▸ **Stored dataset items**
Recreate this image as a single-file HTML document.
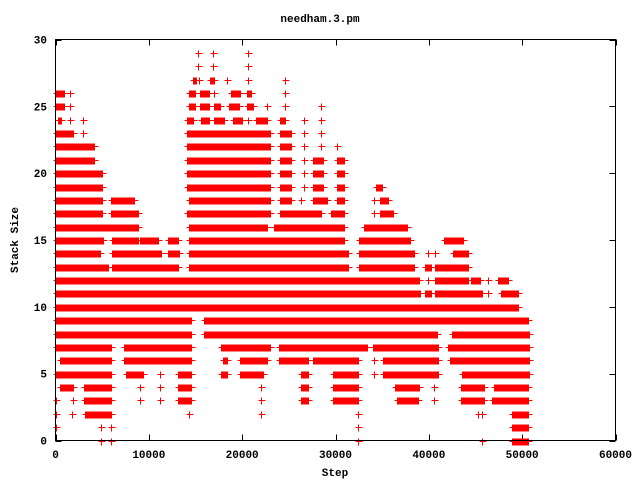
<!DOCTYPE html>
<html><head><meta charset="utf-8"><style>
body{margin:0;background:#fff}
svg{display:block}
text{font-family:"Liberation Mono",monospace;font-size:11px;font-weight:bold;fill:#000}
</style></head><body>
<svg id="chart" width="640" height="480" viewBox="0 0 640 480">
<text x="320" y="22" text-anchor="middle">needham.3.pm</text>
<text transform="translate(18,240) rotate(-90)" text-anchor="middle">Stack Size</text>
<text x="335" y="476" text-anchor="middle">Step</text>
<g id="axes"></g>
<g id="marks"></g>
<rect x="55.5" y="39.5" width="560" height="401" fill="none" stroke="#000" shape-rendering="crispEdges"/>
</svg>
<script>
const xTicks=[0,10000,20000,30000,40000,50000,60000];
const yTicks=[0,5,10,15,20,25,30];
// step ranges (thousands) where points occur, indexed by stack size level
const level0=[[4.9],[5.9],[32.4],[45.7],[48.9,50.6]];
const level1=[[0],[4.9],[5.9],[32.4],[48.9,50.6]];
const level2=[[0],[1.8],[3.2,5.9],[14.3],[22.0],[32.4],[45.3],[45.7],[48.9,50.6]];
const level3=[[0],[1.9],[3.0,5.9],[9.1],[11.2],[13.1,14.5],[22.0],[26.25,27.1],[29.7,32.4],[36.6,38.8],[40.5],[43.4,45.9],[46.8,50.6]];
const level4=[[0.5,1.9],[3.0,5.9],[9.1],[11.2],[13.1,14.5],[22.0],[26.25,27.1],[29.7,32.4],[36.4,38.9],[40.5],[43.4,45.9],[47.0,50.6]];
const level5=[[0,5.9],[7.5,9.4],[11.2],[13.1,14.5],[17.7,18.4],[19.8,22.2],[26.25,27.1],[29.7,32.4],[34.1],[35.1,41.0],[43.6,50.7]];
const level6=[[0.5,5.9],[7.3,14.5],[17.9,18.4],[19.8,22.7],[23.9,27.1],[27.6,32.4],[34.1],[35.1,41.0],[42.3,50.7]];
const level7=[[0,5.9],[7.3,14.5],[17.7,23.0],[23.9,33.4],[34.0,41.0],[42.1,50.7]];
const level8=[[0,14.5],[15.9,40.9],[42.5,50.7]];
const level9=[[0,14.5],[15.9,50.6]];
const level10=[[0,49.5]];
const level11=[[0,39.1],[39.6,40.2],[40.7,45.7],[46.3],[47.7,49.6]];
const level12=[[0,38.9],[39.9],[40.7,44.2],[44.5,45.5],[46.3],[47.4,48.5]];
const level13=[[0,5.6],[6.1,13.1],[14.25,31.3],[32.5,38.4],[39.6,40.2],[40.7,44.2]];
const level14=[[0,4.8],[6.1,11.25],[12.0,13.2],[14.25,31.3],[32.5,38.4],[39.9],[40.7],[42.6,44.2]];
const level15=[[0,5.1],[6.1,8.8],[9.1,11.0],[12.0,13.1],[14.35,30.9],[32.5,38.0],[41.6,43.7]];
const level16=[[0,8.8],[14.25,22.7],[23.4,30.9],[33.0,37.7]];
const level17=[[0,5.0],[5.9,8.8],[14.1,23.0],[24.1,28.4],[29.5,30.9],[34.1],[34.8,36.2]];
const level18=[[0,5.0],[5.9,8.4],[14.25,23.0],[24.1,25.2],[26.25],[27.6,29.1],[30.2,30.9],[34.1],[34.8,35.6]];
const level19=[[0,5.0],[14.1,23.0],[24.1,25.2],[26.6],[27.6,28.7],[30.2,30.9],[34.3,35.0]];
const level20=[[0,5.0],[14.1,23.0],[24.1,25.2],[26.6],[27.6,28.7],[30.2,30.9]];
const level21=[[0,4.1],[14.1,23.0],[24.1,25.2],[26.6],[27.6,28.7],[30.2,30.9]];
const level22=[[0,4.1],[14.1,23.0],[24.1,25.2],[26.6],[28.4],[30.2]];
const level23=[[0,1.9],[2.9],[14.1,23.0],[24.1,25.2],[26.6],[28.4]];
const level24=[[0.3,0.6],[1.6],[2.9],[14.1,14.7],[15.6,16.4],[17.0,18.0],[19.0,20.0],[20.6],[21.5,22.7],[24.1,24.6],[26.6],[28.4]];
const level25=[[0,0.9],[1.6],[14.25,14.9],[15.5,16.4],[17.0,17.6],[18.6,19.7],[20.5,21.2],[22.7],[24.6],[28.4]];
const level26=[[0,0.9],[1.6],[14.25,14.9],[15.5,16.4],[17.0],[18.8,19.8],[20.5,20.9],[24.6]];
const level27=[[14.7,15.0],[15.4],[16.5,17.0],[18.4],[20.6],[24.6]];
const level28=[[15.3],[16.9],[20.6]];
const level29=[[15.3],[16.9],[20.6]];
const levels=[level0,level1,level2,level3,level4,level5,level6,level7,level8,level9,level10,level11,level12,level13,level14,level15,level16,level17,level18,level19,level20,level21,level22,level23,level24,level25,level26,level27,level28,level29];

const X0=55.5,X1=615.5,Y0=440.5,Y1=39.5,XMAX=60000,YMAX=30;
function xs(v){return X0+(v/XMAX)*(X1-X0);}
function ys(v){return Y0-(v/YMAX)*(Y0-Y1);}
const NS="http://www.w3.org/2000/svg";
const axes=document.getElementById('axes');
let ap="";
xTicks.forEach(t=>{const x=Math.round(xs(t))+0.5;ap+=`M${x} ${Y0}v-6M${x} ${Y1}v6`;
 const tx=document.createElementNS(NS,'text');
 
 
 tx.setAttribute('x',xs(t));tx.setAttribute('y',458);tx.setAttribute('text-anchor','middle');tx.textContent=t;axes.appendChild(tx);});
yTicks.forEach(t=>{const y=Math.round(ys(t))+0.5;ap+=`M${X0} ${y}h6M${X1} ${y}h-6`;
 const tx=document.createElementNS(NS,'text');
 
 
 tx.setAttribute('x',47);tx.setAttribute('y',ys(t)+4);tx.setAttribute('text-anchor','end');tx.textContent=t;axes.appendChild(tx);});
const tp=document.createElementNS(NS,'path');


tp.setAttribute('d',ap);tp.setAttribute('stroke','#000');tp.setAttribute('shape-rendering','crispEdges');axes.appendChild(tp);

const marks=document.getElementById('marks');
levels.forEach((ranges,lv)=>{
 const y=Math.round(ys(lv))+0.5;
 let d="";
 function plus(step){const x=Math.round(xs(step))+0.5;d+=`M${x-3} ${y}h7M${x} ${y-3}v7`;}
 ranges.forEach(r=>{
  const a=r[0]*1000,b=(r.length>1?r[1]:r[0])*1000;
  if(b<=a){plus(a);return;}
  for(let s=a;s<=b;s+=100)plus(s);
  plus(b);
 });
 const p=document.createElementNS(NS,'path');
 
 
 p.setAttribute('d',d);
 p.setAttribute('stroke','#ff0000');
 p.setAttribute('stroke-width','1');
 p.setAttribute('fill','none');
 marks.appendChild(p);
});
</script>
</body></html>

--

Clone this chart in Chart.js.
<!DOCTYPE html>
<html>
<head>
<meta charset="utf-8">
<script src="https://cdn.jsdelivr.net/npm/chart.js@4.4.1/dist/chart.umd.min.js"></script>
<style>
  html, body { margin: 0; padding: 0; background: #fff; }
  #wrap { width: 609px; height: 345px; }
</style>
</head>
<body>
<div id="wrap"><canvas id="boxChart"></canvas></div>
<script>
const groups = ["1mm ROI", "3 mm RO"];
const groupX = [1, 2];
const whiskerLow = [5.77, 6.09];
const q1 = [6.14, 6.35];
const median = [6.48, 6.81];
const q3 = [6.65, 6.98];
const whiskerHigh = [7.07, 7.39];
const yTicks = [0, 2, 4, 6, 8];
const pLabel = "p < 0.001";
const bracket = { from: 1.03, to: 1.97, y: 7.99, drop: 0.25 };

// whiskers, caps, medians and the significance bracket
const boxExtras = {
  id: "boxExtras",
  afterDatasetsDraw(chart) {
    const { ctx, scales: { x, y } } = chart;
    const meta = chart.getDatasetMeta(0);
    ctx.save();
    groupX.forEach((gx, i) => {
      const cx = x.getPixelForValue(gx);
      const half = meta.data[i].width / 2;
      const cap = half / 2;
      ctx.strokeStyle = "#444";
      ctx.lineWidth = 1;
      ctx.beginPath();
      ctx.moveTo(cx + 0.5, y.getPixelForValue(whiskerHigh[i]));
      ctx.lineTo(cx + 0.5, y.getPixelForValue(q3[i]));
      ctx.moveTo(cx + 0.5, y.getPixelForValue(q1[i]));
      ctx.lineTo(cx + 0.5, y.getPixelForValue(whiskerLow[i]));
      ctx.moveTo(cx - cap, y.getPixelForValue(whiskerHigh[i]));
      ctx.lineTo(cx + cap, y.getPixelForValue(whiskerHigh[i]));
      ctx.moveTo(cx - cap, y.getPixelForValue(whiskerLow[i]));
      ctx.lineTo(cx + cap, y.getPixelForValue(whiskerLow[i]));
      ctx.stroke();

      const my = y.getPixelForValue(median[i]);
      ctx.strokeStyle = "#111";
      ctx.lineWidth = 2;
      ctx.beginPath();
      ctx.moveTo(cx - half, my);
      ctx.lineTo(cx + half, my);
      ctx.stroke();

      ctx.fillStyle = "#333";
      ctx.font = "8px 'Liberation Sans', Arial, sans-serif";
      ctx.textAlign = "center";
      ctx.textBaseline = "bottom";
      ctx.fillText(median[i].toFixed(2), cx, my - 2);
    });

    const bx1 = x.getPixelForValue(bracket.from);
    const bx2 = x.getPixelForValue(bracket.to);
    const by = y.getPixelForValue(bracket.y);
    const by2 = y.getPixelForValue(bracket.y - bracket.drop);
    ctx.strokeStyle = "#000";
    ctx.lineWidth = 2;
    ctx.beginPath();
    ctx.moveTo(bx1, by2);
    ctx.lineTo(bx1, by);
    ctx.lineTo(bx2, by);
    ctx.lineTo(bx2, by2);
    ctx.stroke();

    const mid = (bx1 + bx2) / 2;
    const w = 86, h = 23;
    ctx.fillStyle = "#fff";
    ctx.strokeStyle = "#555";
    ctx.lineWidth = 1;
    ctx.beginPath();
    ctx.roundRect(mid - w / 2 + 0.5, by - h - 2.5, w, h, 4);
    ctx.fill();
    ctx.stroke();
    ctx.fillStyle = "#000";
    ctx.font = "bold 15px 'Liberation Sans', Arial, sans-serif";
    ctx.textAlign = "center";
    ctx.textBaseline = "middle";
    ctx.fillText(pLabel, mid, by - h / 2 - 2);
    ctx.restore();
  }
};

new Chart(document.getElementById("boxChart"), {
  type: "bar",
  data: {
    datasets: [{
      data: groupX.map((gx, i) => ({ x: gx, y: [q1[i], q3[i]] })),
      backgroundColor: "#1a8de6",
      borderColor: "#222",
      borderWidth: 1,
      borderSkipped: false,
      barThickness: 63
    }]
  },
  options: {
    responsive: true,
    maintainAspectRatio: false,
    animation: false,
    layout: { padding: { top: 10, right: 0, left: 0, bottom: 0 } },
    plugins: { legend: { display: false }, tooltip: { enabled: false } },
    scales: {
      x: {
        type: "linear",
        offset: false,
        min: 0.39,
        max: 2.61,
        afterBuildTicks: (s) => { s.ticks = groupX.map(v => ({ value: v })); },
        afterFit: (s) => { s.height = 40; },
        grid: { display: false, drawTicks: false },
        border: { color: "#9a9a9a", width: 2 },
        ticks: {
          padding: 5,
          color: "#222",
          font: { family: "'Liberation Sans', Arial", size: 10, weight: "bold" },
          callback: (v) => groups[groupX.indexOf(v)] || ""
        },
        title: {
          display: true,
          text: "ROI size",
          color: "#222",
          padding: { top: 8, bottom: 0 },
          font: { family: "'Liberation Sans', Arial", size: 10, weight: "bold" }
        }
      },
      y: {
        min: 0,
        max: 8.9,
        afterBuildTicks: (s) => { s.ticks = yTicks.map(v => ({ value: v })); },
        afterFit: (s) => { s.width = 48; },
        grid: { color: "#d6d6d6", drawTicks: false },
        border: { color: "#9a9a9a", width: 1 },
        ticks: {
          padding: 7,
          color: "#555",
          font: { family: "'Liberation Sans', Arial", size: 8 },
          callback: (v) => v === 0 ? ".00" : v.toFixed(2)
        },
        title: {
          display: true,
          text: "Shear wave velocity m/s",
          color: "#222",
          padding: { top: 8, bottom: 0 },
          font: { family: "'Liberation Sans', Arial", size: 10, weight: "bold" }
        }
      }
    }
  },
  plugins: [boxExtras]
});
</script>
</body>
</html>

...

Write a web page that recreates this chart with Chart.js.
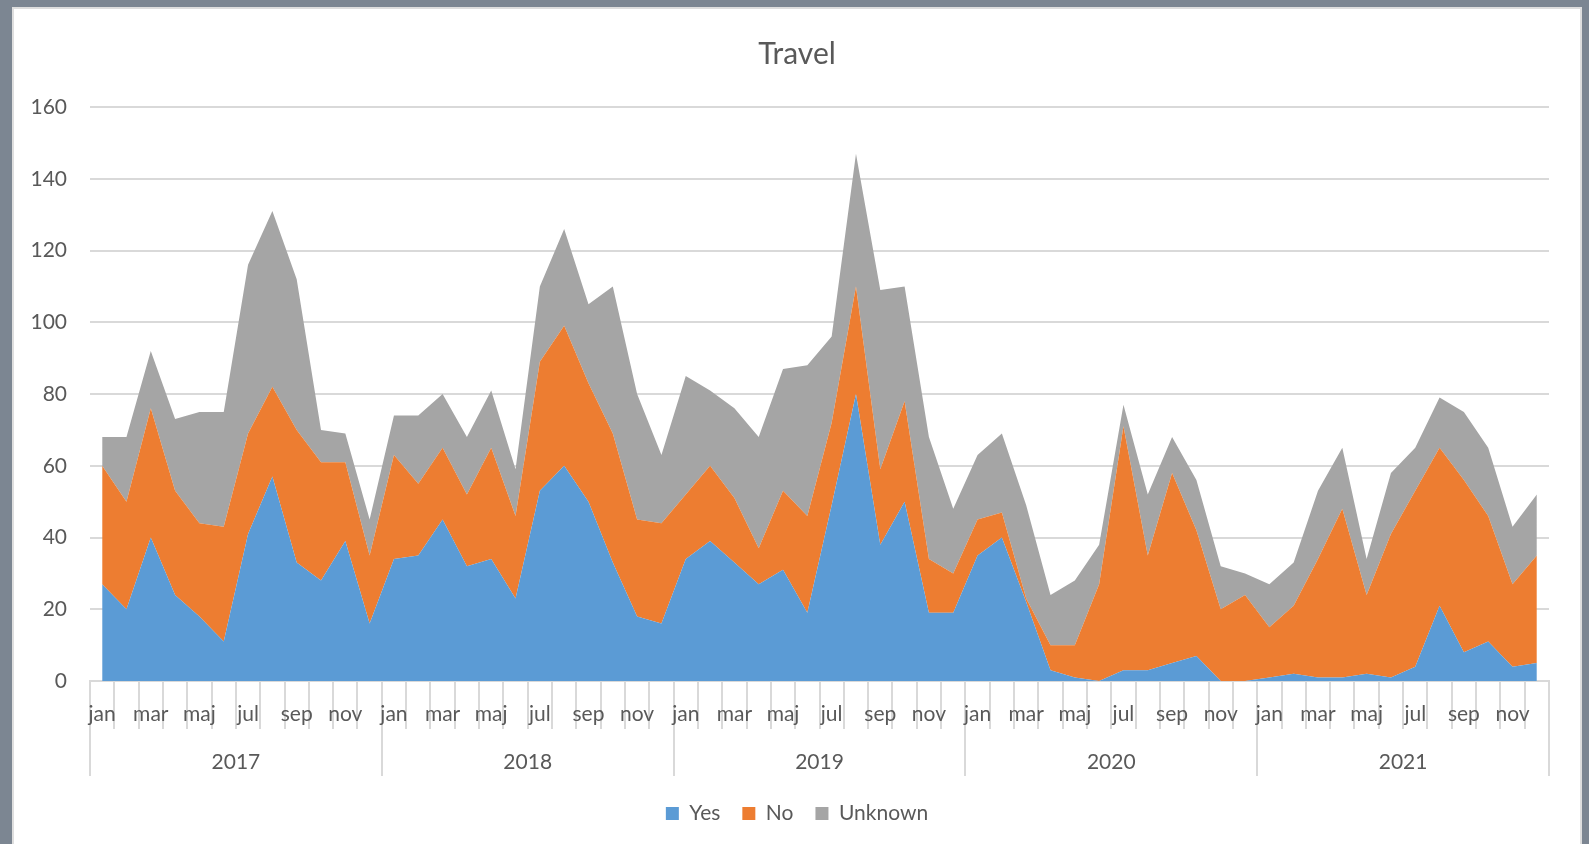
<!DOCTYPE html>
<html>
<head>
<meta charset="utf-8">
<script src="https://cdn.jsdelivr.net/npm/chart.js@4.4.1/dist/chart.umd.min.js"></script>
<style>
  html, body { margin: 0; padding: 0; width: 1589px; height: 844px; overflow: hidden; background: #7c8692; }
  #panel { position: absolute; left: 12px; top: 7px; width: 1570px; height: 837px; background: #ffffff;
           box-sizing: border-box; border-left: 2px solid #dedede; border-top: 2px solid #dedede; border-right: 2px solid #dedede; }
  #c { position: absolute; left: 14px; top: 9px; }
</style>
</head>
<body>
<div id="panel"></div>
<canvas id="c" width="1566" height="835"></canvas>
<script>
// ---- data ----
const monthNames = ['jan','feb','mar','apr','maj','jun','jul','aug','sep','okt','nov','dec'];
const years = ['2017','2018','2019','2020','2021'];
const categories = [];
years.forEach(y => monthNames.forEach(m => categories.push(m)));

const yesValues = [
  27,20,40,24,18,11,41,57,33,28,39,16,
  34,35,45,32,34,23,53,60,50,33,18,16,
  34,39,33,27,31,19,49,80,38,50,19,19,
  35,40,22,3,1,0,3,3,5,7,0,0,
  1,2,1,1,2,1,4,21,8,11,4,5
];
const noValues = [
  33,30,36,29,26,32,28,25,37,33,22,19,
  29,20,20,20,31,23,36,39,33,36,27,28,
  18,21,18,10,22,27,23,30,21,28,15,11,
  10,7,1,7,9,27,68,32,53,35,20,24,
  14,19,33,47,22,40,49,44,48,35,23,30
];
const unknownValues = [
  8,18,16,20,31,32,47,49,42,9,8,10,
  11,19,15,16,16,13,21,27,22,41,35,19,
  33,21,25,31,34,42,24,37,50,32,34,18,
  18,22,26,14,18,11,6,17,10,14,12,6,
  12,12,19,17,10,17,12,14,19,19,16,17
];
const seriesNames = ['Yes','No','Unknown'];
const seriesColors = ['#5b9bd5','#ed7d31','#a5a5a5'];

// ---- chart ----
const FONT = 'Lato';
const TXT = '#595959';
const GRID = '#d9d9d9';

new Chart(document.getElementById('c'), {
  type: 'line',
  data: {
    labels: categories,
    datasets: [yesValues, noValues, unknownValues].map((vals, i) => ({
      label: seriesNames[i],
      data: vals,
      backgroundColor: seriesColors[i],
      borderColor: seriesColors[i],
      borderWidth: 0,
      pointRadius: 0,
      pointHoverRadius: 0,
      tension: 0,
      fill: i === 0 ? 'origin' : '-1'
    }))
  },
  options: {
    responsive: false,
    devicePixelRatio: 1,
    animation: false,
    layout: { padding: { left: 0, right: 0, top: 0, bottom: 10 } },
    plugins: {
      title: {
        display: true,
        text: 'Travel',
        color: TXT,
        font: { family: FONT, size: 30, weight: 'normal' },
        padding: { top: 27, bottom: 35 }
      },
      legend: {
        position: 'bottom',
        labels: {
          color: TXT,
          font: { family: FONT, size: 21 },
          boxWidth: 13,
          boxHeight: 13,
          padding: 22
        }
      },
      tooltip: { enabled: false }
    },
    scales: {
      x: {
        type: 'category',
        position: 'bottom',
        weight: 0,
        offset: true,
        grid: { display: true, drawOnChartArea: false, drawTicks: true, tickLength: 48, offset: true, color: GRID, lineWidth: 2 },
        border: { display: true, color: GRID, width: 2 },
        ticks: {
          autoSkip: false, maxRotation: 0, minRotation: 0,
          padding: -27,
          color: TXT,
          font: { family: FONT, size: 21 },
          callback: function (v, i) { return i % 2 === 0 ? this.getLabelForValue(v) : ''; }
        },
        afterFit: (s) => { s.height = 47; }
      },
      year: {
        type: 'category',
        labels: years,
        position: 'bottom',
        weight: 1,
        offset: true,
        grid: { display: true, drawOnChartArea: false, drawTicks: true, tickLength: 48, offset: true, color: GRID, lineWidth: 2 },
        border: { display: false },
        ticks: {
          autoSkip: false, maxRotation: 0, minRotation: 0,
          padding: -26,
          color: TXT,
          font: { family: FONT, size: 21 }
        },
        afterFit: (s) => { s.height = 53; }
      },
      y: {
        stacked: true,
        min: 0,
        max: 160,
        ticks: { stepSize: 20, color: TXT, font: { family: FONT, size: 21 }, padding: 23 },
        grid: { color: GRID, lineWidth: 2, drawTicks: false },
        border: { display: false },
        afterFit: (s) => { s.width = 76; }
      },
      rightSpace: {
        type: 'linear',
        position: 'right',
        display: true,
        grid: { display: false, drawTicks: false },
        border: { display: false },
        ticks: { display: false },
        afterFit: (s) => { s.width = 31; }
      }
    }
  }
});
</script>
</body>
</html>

▸ **REQUIREMENT**
Set down, without pictures, the lines between the line holding "Write a web" and the line holding "years.forEach(y => monthNames.forEach(m", both inclusive.

▸ **ANSWER TO THIS EXERCISE**
Write a web page that recreates this chart with Chart.js.
<!DOCTYPE html>
<html>
<head>
<meta charset="utf-8">
<script src="https://cdn.jsdelivr.net/npm/chart.js@4.4.1/dist/chart.umd.min.js"></script>
<style>
  html, body { margin: 0; padding: 0; width: 1589px; height: 844px; overflow: hidden; background: #7c8692; }
  #panel { position: absolute; left: 12px; top: 7px; width: 1570px; height: 837px; background: #ffffff;
           box-sizing: border-box; border-left: 2px solid #dedede; border-top: 2px solid #dedede; border-right: 2px solid #dedede; }
  #c { position: absolute; left: 14px; top: 9px; }
</style>
</head>
<body>
<div id="panel"></div>
<canvas id="c" width="1566" height="835"></canvas>
<script>
// ---- data ----
const monthNames = ['jan','feb','mar','apr','maj','jun','jul','aug','sep','okt','nov','dec'];
const years = ['2017','2018','2019','2020','2021'];
const categories = [];
years.forEach(y => monthNames.forEach(m => categories.push(m)));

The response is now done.